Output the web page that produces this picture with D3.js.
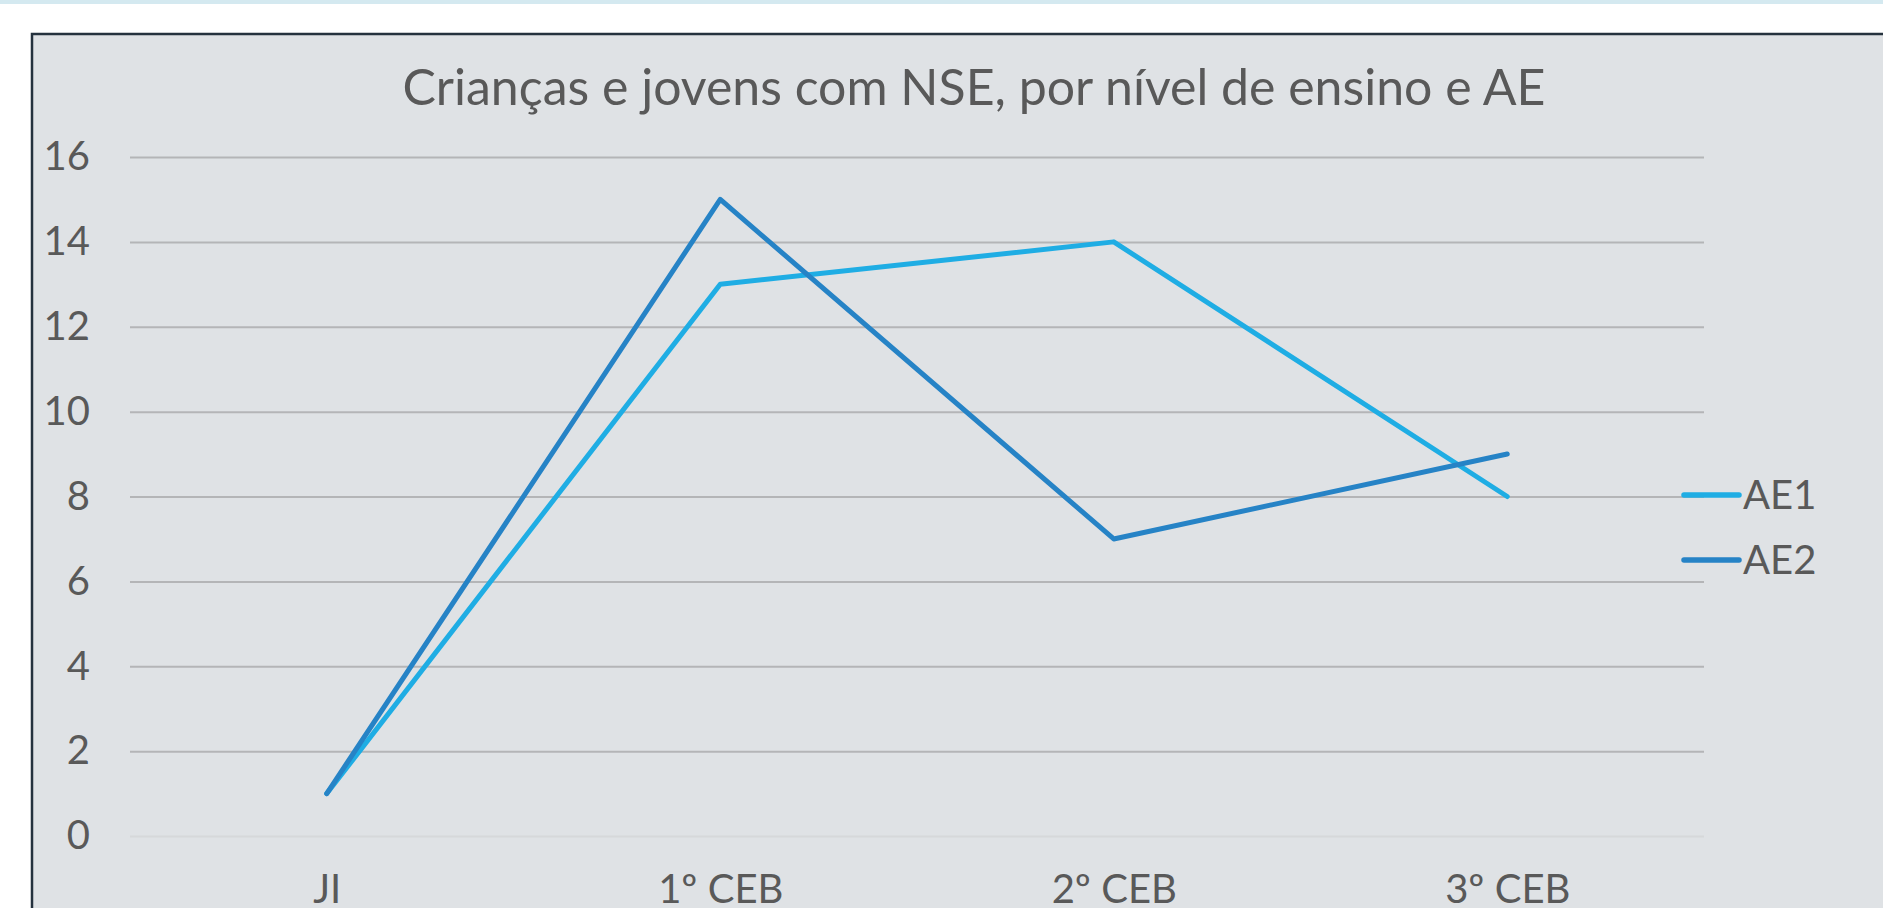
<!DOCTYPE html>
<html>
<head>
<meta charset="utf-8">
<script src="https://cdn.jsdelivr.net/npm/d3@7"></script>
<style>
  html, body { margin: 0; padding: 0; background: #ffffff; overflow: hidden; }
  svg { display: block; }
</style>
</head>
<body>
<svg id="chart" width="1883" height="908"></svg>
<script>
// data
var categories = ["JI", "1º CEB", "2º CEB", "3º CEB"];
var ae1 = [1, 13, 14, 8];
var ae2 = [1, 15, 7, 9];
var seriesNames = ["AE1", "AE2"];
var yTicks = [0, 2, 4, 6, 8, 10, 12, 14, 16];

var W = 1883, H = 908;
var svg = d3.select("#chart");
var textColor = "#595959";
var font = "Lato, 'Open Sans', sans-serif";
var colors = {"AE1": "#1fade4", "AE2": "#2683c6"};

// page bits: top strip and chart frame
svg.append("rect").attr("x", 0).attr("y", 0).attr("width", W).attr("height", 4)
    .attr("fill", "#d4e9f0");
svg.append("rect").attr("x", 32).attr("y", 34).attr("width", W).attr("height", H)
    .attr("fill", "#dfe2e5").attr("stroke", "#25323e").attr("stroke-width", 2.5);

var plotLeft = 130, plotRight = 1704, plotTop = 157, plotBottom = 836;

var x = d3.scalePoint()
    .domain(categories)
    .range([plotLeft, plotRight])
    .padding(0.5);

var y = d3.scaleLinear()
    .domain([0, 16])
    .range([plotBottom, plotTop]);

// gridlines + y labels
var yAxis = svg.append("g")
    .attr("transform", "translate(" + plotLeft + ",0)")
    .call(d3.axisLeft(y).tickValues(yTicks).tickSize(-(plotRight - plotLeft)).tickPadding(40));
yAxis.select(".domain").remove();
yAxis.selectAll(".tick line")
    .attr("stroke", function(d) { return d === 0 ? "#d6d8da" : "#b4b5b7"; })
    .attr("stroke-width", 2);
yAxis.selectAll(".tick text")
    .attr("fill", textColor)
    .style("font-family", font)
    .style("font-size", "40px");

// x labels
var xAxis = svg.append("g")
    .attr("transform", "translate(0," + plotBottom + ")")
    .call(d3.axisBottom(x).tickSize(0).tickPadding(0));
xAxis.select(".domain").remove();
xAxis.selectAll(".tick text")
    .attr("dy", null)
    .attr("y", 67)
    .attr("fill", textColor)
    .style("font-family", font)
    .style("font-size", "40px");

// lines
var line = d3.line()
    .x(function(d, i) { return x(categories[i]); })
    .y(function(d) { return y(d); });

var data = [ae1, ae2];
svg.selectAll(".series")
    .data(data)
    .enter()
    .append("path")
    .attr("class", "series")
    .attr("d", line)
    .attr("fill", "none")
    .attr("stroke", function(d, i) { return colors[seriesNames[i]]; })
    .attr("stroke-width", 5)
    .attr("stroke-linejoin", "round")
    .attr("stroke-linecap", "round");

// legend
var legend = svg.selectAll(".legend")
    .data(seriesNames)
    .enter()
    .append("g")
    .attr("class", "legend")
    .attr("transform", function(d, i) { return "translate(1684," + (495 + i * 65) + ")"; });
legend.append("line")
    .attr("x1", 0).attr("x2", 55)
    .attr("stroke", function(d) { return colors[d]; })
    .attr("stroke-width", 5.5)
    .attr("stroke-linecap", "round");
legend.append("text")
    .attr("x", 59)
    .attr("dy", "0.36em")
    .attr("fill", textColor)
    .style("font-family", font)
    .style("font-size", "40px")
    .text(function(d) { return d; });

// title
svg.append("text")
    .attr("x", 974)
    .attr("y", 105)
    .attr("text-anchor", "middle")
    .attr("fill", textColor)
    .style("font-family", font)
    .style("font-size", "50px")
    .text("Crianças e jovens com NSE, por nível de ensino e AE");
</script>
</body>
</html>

____________________

OBJECTIVE:
Leave out the pictures and give the listing above again exactly.

FINAL RESULT:
Output the web page that produces this picture with D3.js.
<!DOCTYPE html>
<html>
<head>
<meta charset="utf-8">
<script src="https://cdn.jsdelivr.net/npm/d3@7"></script>
<style>
  html, body { margin: 0; padding: 0; background: #ffffff; overflow: hidden; }
  svg { display: block; }
</style>
</head>
<body>
<svg id="chart" width="1883" height="908"></svg>
<script>
// data
var categories = ["JI", "1º CEB", "2º CEB", "3º CEB"];
var ae1 = [1, 13, 14, 8];
var ae2 = [1, 15, 7, 9];
var seriesNames = ["AE1", "AE2"];
var yTicks = [0, 2, 4, 6, 8, 10, 12, 14, 16];

var W = 1883, H = 908;
var svg = d3.select("#chart");
var textColor = "#595959";
var font = "Lato, 'Open Sans', sans-serif";
var colors = {"AE1": "#1fade4", "AE2": "#2683c6"};

// page bits: top strip and chart frame
svg.append("rect").attr("x", 0).attr("y", 0).attr("width", W).attr("height", 4)
    .attr("fill", "#d4e9f0");
svg.append("rect").attr("x", 32).attr("y", 34).attr("width", W).attr("height", H)
    .attr("fill", "#dfe2e5").attr("stroke", "#25323e").attr("stroke-width", 2.5);

var plotLeft = 130, plotRight = 1704, plotTop = 157, plotBottom = 836;

var x = d3.scalePoint()
    .domain(categories)
    .range([plotLeft, plotRight])
    .padding(0.5);

var y = d3.scaleLinear()
    .domain([0, 16])
    .range([plotBottom, plotTop]);

// gridlines + y labels
var yAxis = svg.append("g")
    .attr("transform", "translate(" + plotLeft + ",0)")
    .call(d3.axisLeft(y).tickValues(yTicks).tickSize(-(plotRight - plotLeft)).tickPadding(40));
yAxis.select(".domain").remove();
yAxis.selectAll(".tick line")
    .attr("stroke", function(d) { return d === 0 ? "#d6d8da" : "#b4b5b7"; })
    .attr("stroke-width", 2);
yAxis.selectAll(".tick text")
    .attr("fill", textColor)
    .style("font-family", font)
    .style("font-size", "40px");

// x labels
var xAxis = svg.append("g")
    .attr("transform", "translate(0," + plotBottom + ")")
    .call(d3.axisBottom(x).tickSize(0).tickPadding(0));
xAxis.select(".domain").remove();
xAxis.selectAll(".tick text")
    .attr("dy", null)
    .attr("y", 67)
    .attr("fill", textColor)
    .style("font-family", font)
    .style("font-size", "40px");

// lines
var line = d3.line()
    .x(function(d, i) { return x(categories[i]); })
    .y(function(d) { return y(d); });

var data = [ae1, ae2];
svg.selectAll(".series")
    .data(data)
    .enter()
    .append("path")
    .attr("class", "series")
    .attr("d", line)
    .attr("fill", "none")
    .attr("stroke", function(d, i) { return colors[seriesNames[i]]; })
    .attr("stroke-width", 5)
    .attr("stroke-linejoin", "round")
    .attr("stroke-linecap", "round");

// legend
var legend = svg.selectAll(".legend")
    .data(seriesNames)
    .enter()
    .append("g")
    .attr("class", "legend")
    .attr("transform", function(d, i) { return "translate(1684," + (495 + i * 65) + ")"; });
legend.append("line")
    .attr("x1", 0).attr("x2", 55)
    .attr("stroke", function(d) { return colors[d]; })
    .attr("stroke-width", 5.5)
    .attr("stroke-linecap", "round");
legend.append("text")
    .attr("x", 59)
    .attr("dy", "0.36em")
    .attr("fill", textColor)
    .style("font-family", font)
    .style("font-size", "40px")
    .text(function(d) { return d; });

// title
svg.append("text")
    .attr("x", 974)
    .attr("y", 105)
    .attr("text-anchor", "middle")
    .attr("fill", textColor)
    .style("font-family", font)
    .style("font-size", "50px")
    .text("Crianças e jovens com NSE, por nível de ensino e AE");
</script>
</body>
</html>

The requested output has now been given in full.